Reina um comovido silêncio, uma trepidante expectativa pelo que está para se cumprir por amor e honra a Cristo.
Clara se ajoelha diante de Francisco. Este, com os olhos brilhantes fixos no alto, pede a ela a renúncia a toda alegria terrena, a força para empreender com humildade e na obediência o difícil caminho do mais duro sacrifício.
Ela expressa docemente sua anuência e com voz firmíssima pronuncia sem hesitar os três votos de pobreza, castidade e obediência, que constituirão até o último instante sua luminosa escolta, que conduzirão a ela milhares e milhares de jovens puras, desejosas de segui-la naquele caminho de penitência e de oração que ela escolheu para chegar a Deus.
Em seguida, reclina a linda cabeça. Seus suaves cabelos loiros cheios de sol resplandecem como ouro à luz das tochas. Talvez a mão de Francisco experimente um leve tremor.
Ela não o percebe. Está totalmente absorta em seu sonho paradisíaco.

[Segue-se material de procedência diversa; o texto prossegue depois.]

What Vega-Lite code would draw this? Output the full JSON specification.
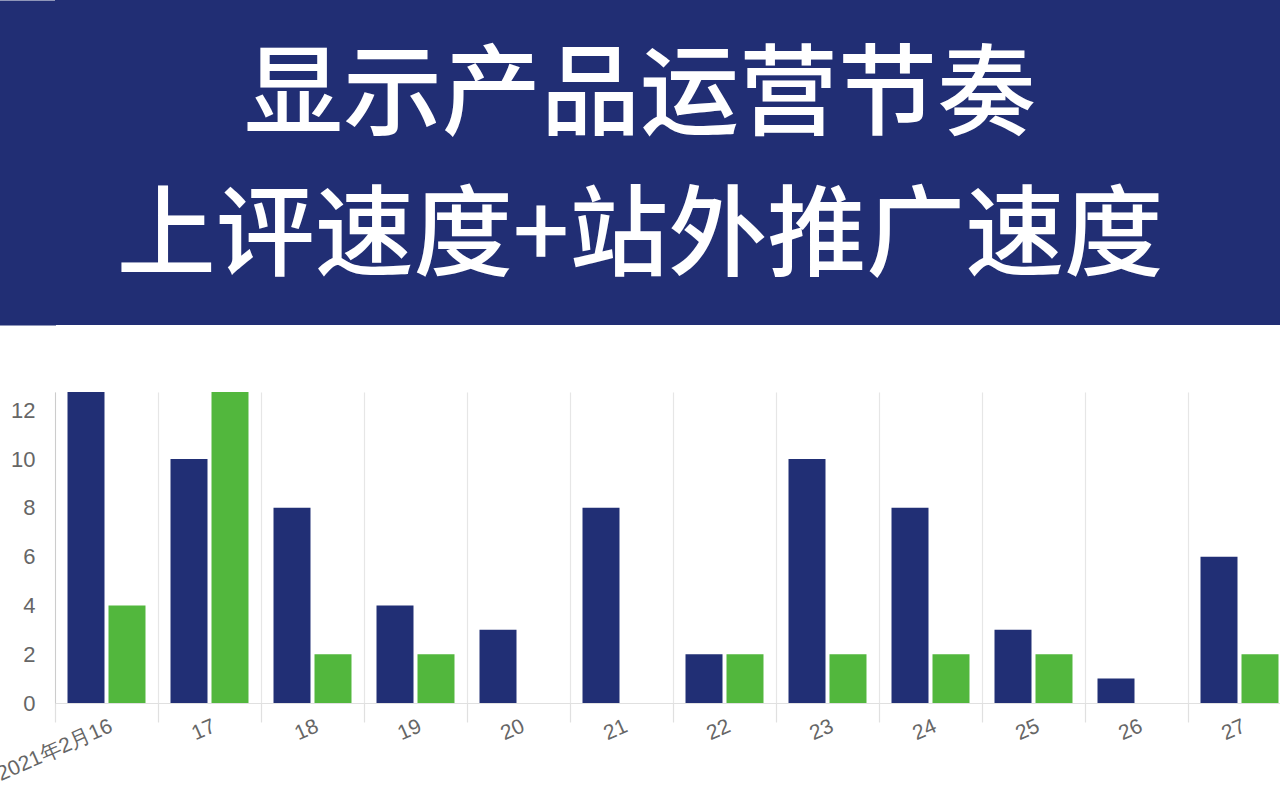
{
  "$schema": "https://vega.github.io/schema/vega-lite/v6.json",
  "autosize": {"type": "none"},
  "padding": {"left": 55, "top": 0, "right": 1225, "bottom": 800},
  "background": "white",
  "spacing": 67,
  "config": {"view": {"stroke": null}, "font": "Liberation Sans"},
  "datasets": {
    "title": [
      {"line": "显示产品运营节奏"},
      {"line": "上评速度+站外推广速度"}
    ],
    "bars": [
      {"date": "2021年2月16", "series": "上评", "value": 14},
      {"date": "2021年2月16", "series": "站外推广", "value": 4},
      {"date": "17", "series": "上评", "value": 10},
      {"date": "17", "series": "站外推广", "value": 14},
      {"date": "18", "series": "上评", "value": 8},
      {"date": "18", "series": "站外推广", "value": 2},
      {"date": "19", "series": "上评", "value": 4},
      {"date": "19", "series": "站外推广", "value": 2},
      {"date": "20", "series": "上评", "value": 3},
      {"date": "21", "series": "上评", "value": 8},
      {"date": "22", "series": "上评", "value": 2},
      {"date": "22", "series": "站外推广", "value": 2},
      {"date": "23", "series": "上评", "value": 10},
      {"date": "23", "series": "站外推广", "value": 2},
      {"date": "24", "series": "上评", "value": 8},
      {"date": "24", "series": "站外推广", "value": 2},
      {"date": "25", "series": "上评", "value": 3},
      {"date": "25", "series": "站外推广", "value": 2},
      {"date": "26", "series": "上评", "value": 1},
      {"date": "27", "series": "上评", "value": 6},
      {"date": "27", "series": "站外推广", "value": 2}
    ]
  },
  "vconcat": [
    {
      "width": 1225,
      "height": 325,
      "view": {"fill": "#212e74", "stroke": null},
      "data": {"name": "title"},
      "mark": {"type": "text", "font": "Noto Sans CJK SC", "fontWeight": 500, "fontSize": 99, "color": "#ffffff", "align": "center", "baseline": "middle", "dx": -27.5, "dy": 5},
      "encoding": {
        "y": {"field": "line", "type": "nominal", "sort": null,
              "scale": {"type": "point", "padding": 0.66},
              "axis": {"title": null, "labels": false, "ticks": false, "grid": false, "domain": true, "domainWidth": 56, "domainColor": "#212e74", "domainCap": "butt", "offset": 27.5}},
        "text": {"field": "line"}
      }
    },
    {
      "width": 1236,
      "height": 311,
      "data": {"name": "bars"},
      "mark": {"type": "bar", "clip": true},
      "encoding": {
        "x": {"field": "date", "type": "nominal", "sort": null,
              "scale": {"paddingInner": 0, "paddingOuter": 0},
              "axis": {"title": null, "tickBand": "extent", "grid": true, "gridColor": "#e6e6e6", "gridWidth": 1.2,
                       "domain": true, "domainColor": "#e0e0e0", "domainWidth": 1.2,
                       "ticks": true, "tickColor": "#e0e0e0", "tickSize": 19, "tickWidth": 1.2,
                       "labelAngle": -24, "labelAlign": "right", "labelBaseline": "top", "labelPadding": -7,
                       "labelFontSize": 21, "labelColor": "#666666", "labelOverlap": false, "labelBound": false, "labelFlush": false}},
        "xOffset": {"field": "series", "type": "nominal", "sort": null,
                    "scale": {"paddingInner": 0.0976, "paddingOuter": 0.305}},
        "y": {"field": "value", "type": "quantitative",
              "scale": {"domain": [0, 12.75], "nice": false},
              "axis": {"title": null, "values": [0, 2, 4, 6, 8, 10, 12], "grid": false, "ticks": false, "tickSize": 0,
                       "domain": true, "domainColor": "#cccccc", "labelPadding": 20, "labelFontSize": 22, "labelColor": "#666666"}},
        "color": {"field": "series", "type": "nominal", "sort": null,
                  "scale": {"range": ["#212f75", "#52b73d"]}, "legend": null}
      }
    }
  ]
}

Um ruído seco de tesouras. Frei Filipe e Frei Bernardo recolhem, pálidos, as luminosas tranças cortadas...A nobre jovenzinha, a filha do mais poderoso senhor de Assis, a castelã das alvas mãos e das lindas vestes sobre as quais refulgem preciosas jóias encontra-se, agora, revestida simplesmente por uma rude túnica de burel, sua fronte cingida por uma faixa de linho, sua cabeça coberta por um tosco véu negro. [...]
No dia seguinte, Frei Filipe e Frei Bernardo irão distribuir aos pobres as ricas vestes, as jóias cintilantes de Clara. E a Clara, nada restará de seu para o mundo, a não ser um cilício e os límpidos olhos azuis cheios de céu.